With most of the querying out of the way, I’m now focusing on two things: getting the podcast up and running, and fine-tuning the western outline.

There’s not much to say about the podcast, except it just hasn’t been a priority. I could have spent more time on it, but opted to get the queries out, which was very time-consuming. It’s looking more likely now to be a February launch.  Stay tuned for more details.

Regarding the outline rewrite, although I had a pretty solid outline already done, it still needs a lot of work.  Up first: tightening things up.  There are just too many scenes.

Using the existing outline, I’m now figuring out ways to move story details and plot points around so everything moves along faster.

For example: the earlier draft didn’t really introduce the villain until around page 17 (he’d been lurking around in the shadows up until then). I’ve since moved things around and now he shows up around page 4, which also includes a follow-up scene to show just what kind of a bad guy he is.

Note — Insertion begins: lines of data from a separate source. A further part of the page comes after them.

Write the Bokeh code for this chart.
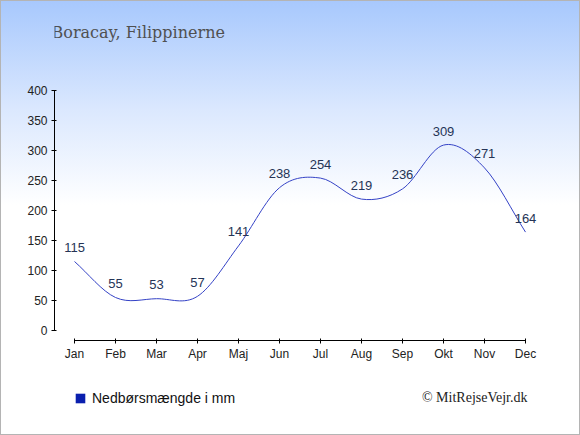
from bokeh.plotting import figure
from bokeh.layouts import column
from bokeh.models import Range1d, Label, Legend, LegendItem, FixedTicker
from bokeh.core.properties import value
from bokeh.embed import file_html
from bokeh.resources import INLINE

# ---- data ----
months = ["Jan", "Feb", "Mar", "Apr", "Maj", "Jun", "Jul", "Aug", "Sep", "Okt", "Nov", "Dec"]
rain = [115, 55, 53, 57, 141, 238, 254, 219, 236, 309, 271, 164]
y_ticks = [0, 50, 100, 150, 200, 250, 300, 350, 400]
title_text = "Boracay, Filippinerne"
legend_text = "Nedbørsmængde i mm"
credit_text = "\u00a9 MitRejseVejr.dk"

W = 580
TOP_H, MID_H, BOT_H = 60, 310, 65
FRAME_L = 54  # frame left edge shared by all three strips


def blank_fig(h):
    f = figure(width=W, height=h, output_backend="svg", toolbar_location=None,
               x_range=Range1d(0, 1), y_range=Range1d(0, 1),
               min_border_left=FRAME_L, min_border_right=0,
               min_border_top=0, min_border_bottom=0)
    f.axis.visible = False
    f.grid.visible = False
    f.outline_line_color = None
    f.background_fill_color = None
    f.border_fill_color = None
    return f


# ---- title strip ----
top = blank_fig(TOP_H)
top.add_layout(Label(x=51 - FRAME_L, y=TOP_H - 32, x_units="screen", y_units="screen",
                     text=title_text, text_font="DejaVu Serif", text_font_size="16px",
                     text_color="#505050", text_baseline="middle"))

# ---- chart ----
PX_PER_MONTH = 41.0
PX_PER_MM = 0.6
frame_w = W - FRAME_L
x0 = -20 / PX_PER_MONTH

p = figure(width=W, height=MID_H, output_backend="svg", toolbar_location=None,
           x_range=Range1d(x0, x0 + frame_w / PX_PER_MONTH),
           y_range=Range1d(-10 / PX_PER_MM, 400),
           min_border_left=FRAME_L, min_border_right=0,
           min_border_top=30, min_border_bottom=30)
p.background_fill_color = None
p.border_fill_color = None
p.outline_line_color = None
p.grid.visible = False

for ax in (p.xaxis[0], p.yaxis[0]):
    ax.axis_line_color = "#000000"
    ax.major_tick_line_color = "#000000"
    ax.major_tick_in = 2
    ax.major_tick_out = 3
    ax.minor_tick_line_color = None
    ax.major_label_text_font = "Liberation Sans"
    ax.major_label_text_font_size = "12px"
    ax.major_label_text_color = "#222222"

p.xaxis.ticker = FixedTicker(ticks=list(range(len(months))))
p.xaxis.major_label_overrides = {i: m for i, m in enumerate(months)}
p.xaxis.bounds = (0, len(months) - 1)
p.xaxis.major_label_standoff = 3

p.yaxis.ticker = FixedTicker(ticks=y_ticks)
p.yaxis.bounds = (y_ticks[0], y_ticks[-1])
p.yaxis.major_label_standoff = 4

# smooth curve (Catmull-Rom through the data points, drawn as cubic Beziers)
n = len(rain)
xs = list(range(n))
tang = []
for i in range(n):
    if i == 0:
        tang.append(rain[1] - rain[0])
    elif i == n - 1:
        tang.append(rain[-1] - rain[-2])
    else:
        tang.append((rain[i + 1] - rain[i - 1]) / 2)
p.bezier(x0=xs[:-1], y0=rain[:-1], x1=xs[1:], y1=rain[1:],
         cx0=[x + 1 / 3 for x in xs[:-1]], cy0=[rain[i] + tang[i] / 3 for i in range(n - 1)],
         cx1=[x - 1 / 3 for x in xs[1:]], cy1=[rain[i + 1] - tang[i + 1] / 3 for i in range(n - 1)],
         line_color="#3442c6", line_width=1)

p.text(x=xs, y=rain, text=[str(v) for v in rain], text_align="center",
       text_baseline="alphabetic", y_offset=-14,
       text_font=value("Liberation Sans"), text_font_size="13px", text_color="#253456")

# ---- legend / credit strip ----
bot = blank_fig(BOT_H)
bot.add_layout(Label(x=527 - FRAME_L, y=BOT_H - 27, x_units="screen", y_units="screen",
                     text=credit_text, text_font="Liberation Serif", text_font_size="14px",
                     text_color="#222222", text_baseline="middle", text_align="right"))
swatch = bot.quad(left=[0], right=[1], top=[1], bottom=[0],
                  fill_color="#0a1fae", line_color=None, visible=False)
legend = Legend(items=[LegendItem(label=legend_text, renderers=[swatch])],
                location=(20, BOT_H - 28 - 8), background_fill_alpha=0, border_line_color=None,
                inactive_fill_alpha=0,
                label_text_font="Liberation Sans", label_text_font_size="14px",
                label_text_color="#111111", glyph_width=12, glyph_height=12,
                padding=0, margin=0, label_standoff=6, label_height=16)
bot.add_layout(legend)

root = column(top, p, bot, spacing=0)
root.styles = {
    "background": "linear-gradient(to bottom, #a7c8fd 0px, #dbe8fe 110px, #ffffff 205px, #ffffff 100%)",
    "box-shadow": "inset 0 0 0 1px #b4b4b4",
}

open("out.html", "w").write(file_html(root, INLINE))
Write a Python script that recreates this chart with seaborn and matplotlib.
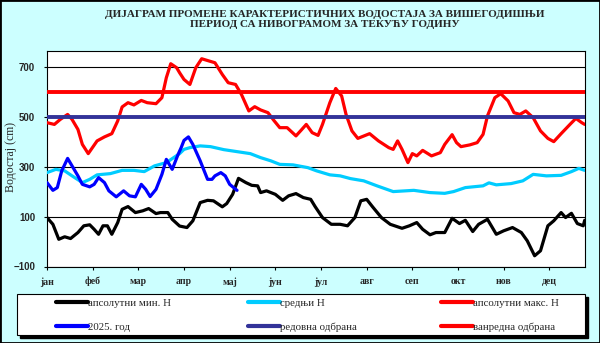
import matplotlib
matplotlib.use("Agg")
import matplotlib.pyplot as plt
from matplotlib.patches import Rectangle
from matplotlib.lines import Line2D
import seaborn as sns

# Month labels (tick every 31 days on a 365-day axis)
months = ["јан", "феб", "мар", "апр", "мај", "јун",
          "јул", "авг", "сеп", "окт", "нов", "дец"]
month_ticks = [0, 31, 62, 93, 124, 155, 186, 217, 248, 279, 310, 341]

# Absolute minimum water level (cm) by day of year
min_day = [0, 4, 8, 12, 16, 21, 25, 29, 32, 35, 38, 41, 44, 48, 51, 55, 60, 65, 69, 74,
           77, 82, 85, 90, 95, 99, 104, 109, 113, 119, 122, 126, 130, 135, 139, 143,
           145, 149, 155, 160, 164, 169, 174, 179, 182, 187, 193, 199, 204, 209, 213,
           217, 221, 227, 233, 241, 246, 251, 255, 260, 264, 270, 275, 280, 284, 289,
           293, 299, 305, 310, 316, 322, 326, 331, 335, 340, 344, 349, 352, 356, 360,
           364, 365]
min_h = [96, 69, 9, 19, 12, 36, 63, 67, 49, 29, 63, 63, 29, 76, 129, 140, 116, 123, 132,
         112, 116, 116, 89, 62, 56, 83, 156, 165, 163, 139, 152, 189, 253, 236, 225, 223,
         196, 203, 189, 165, 183, 192, 176, 169, 140, 96, 69, 69, 63, 96, 163, 169, 139,
         96, 69, 53, 63, 76, 49, 27, 36, 36, 93, 72, 85, 40, 69, 89, 29, 43, 56, 36, 3,
         -57, -37, 63, 83, 116, 96, 113, 72, 63, 85]

# Mean water level (cm)
mean_day = [0, 6, 12, 17, 24, 29, 34, 43, 51, 59, 66, 73, 81, 86, 90, 93, 97, 104, 111,
            120, 129, 138, 145, 152, 158, 167, 177, 183, 192, 199, 206, 215, 224, 235,
            249, 260, 270, 276, 284, 296, 300, 305, 315, 323, 330, 339, 349, 356, 361, 365]
mean_h = [276, 289, 283, 263, 236, 249, 267, 272, 285, 285, 280, 303, 316, 336, 352, 369,
          376, 383, 380, 368, 360, 352, 336, 323, 309, 307, 296, 283, 267, 263, 252, 243,
          223, 200, 205, 196, 193, 200, 216, 223, 235, 227, 232, 243, 269, 263, 265, 280,
          293, 285]

# Absolute maximum water level (cm)
max_day = [0, 5, 9, 14, 17, 21, 24, 28, 34, 39, 44, 48, 51, 55, 59, 64, 68, 74, 78, 81,
           84, 88, 90, 93, 97, 101, 105, 110, 114, 119, 123, 128, 132, 137, 141, 145,
           150, 154, 158, 163, 169, 173, 176, 180, 184, 187, 192, 196, 200, 203, 207,
           211, 219, 225, 232, 235, 238, 241, 245, 248, 251, 255, 261, 267, 270, 275,
           278, 281, 287, 292, 296, 299, 304, 308, 313, 317, 321, 325, 330, 335, 340,
           344, 349, 355, 359, 363, 365]
max_h = [476, 469, 489, 509, 489, 449, 389, 352, 403, 419, 432, 483, 539, 556, 547, 565,
         556, 552, 576, 656, 712, 696, 676, 649, 629, 696, 732, 723, 716, 669, 636, 629,
         589, 523, 540, 527, 516, 485, 456, 456, 423, 449, 469, 436, 425, 469, 556, 613,
         583, 509, 443, 413, 432, 403, 376, 369, 403, 369, 316, 352, 343, 365, 343, 356,
         389, 428, 396, 380, 387, 396, 429, 503, 576, 592, 563, 516, 509, 523, 496, 443,
         413, 400, 432, 469, 493, 476, 469]

# Current year (2025) water level (cm)
cur_day = [0, 4, 7, 10, 14, 17, 21, 24, 29, 32, 35, 39, 42, 47, 52, 56, 60, 64, 67, 70,
           74, 78, 81, 85, 89, 91, 93, 96, 99, 104, 109, 112, 114, 118, 121, 124, 129]
cur_h = [236, 205, 216, 283, 333, 303, 263, 229, 219, 229, 256, 236, 203, 179, 203, 183,
         179, 229, 209, 180, 209, 269, 329, 289, 349, 375, 405, 419, 389, 323, 249, 249,
         263, 276, 263, 229, 205]

# Flood defence thresholds (cm)
regular_defence = 500
emergency_defence = 600

labels = ["апсолутни мин. H", "средњи H", "апсолутни макс. H",
          "2025. год", "редовна одбрана", "ванредна одбрана"]
colors = ["black", "#00ccff", "#ff0000", "#0000ff", "#333399", "#ff0000"]

sns.set_theme(style="white")
plt.rcParams["font.family"] = ["Liberation Serif", "DejaVu Serif"]

W, H = 600, 343
BG = "#ccffff"
fig = plt.figure(figsize=(6, 3.43), dpi=100, facecolor=BG)
ax = fig.add_axes([47 / W, 1 - 266.5 / H, 537.7 / W, 216 / H])
ax.set_facecolor("white")

LW = 2.3
line_kw = dict(estimator=None, lw=LW, solid_capstyle="round", solid_joinstyle="round")
sns.lineplot(x=min_day, y=min_h, ax=ax, color=colors[0], zorder=3, **line_kw)
sns.lineplot(x=mean_day, y=mean_h, ax=ax, color=colors[1], zorder=4, **line_kw)
sns.lineplot(x=max_day, y=max_h, ax=ax, color=colors[2], zorder=5, **line_kw)
sns.lineplot(x=cur_day, y=cur_h, ax=ax, color=colors[3], zorder=6, **line_kw)
ax.axhline(regular_defence, color=colors[4], lw=2.8, zorder=7)
ax.axhline(emergency_defence, color=colors[5], lw=2.8, zorder=8)

ax.set_xlim(0, 365)
ax.set_ylim(-100, 765)
ax.set_yticks([-100, 100, 300, 500, 700])
ax.set_xticks(month_ticks)
ax.set_xticklabels(months, fontsize=7, fontweight="bold")
for t in ax.get_yticklabels():
    t.set_fontfamily(["Liberation Sans", "DejaVu Sans"])
    t.set_fontweight("bold")
    t.set_fontsize(7)
ax.tick_params(axis="both", which="major", direction="out", length=2.5, width=0.8,
               color="black", bottom=True, left=True)
ax.tick_params(axis="x", pad=5)
ax.tick_params(axis="y", pad=6)
ax.yaxis.grid(True, color="black", lw=0.8)
ax.set_axisbelow(True)
for s in ax.spines.values():
    s.set_color("black")
    s.set_linewidth(0.8)
ax.set_xlabel("")
ax.set_ylabel("")

fig.text(11 / W, 1 - 157 / H, "Водостај (cm)", rotation=90, ha="center",
         va="center", fontsize=8.5)
fig.text(325 / W, 1 - 10 / H,
         "ДИЈАГРАМ ПРОМЕНЕ КАРАКТЕРИСТИЧНИХ ВОДОСТАЈА ЗА ВИШЕГОДИШЊИ\n"
         "ПЕРИОД СА НИВОГРАМОМ ЗА ТЕКУЋУ ГОДИНУ",
         ha="center", va="top", fontsize=8, fontweight="bold", linespacing=1.15)

# Legend box with a solid drop shadow
lx0, ly0, lx1, ly1 = 17, 294, 585, 335
fig.patches.append(Rectangle(((lx0 + 3) / W, 1 - (ly1 + 3) / H), (lx1 - lx0) / W,
                             (ly1 - ly0) / H, transform=fig.transFigure,
                             facecolor="black", edgecolor="black", zorder=5))
fig.patches.append(Rectangle((lx0 / W, 1 - ly1 / H), (lx1 - lx0) / W, (ly1 - ly0) / H,
                             transform=fig.transFigure, facecolor="white",
                             edgecolor="black", lw=0.8, zorder=6))

handles = [Line2D([], [], color=c, lw=3.0) for c in colors]
col_x = [53, 245, 438]
for i, cx in enumerate(col_x):
    leg = fig.legend([handles[i], handles[i + 3]], [labels[i], labels[i + 3]],
                     loc="upper left", bbox_to_anchor=(cx / W, 1 - 295 / H),
                     frameon=False, handlelength=2.9, handletextpad=0.05,
                     fontsize=7.8, borderaxespad=0, borderpad=0.3, labelspacing=1.3)
    leg.set_zorder(7)

fig.patches.append(Rectangle((0, 0), 1, 1, transform=fig.transFigure, fill=False,
                             edgecolor="black", lw=2, zorder=10))

fig.savefig("out.png", dpi=100, facecolor=BG)
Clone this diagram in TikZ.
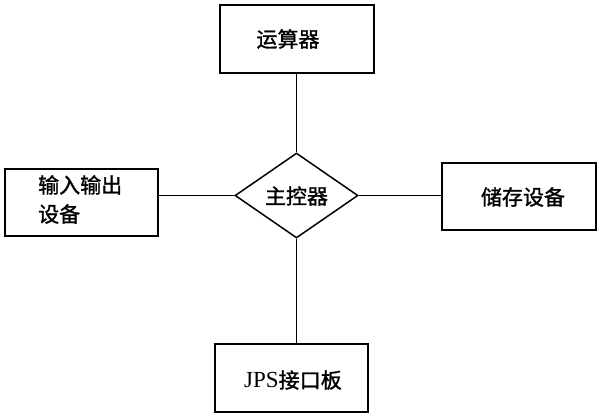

There was also the decision whether or not two scenes could be combined into one. I’ve gone back and forth on this. Scene 1 advances the story/continues to set things in motion, while Scene 2 provides some backstory about the connection between the hero and the villain. Although each has merit on their own, I’ll probably remain undecided up until the end.

Happy to say I’m still enjoying the whole thing.

-Movie of the Moment Two-fer!: THE OTHER GUYS (2010)   I don’t really care for a lot of Will Ferrell’s films, but this caught me totally off-guard. It was actually funny and had a good story. Surprisingly entertaining.

MIDNIGHT IN PARIS (2011) Another clever film from Woody Allen. Probably doesn’t hurt that I love Paris too. Kind of wish he’d write characters other than those from the upper classes.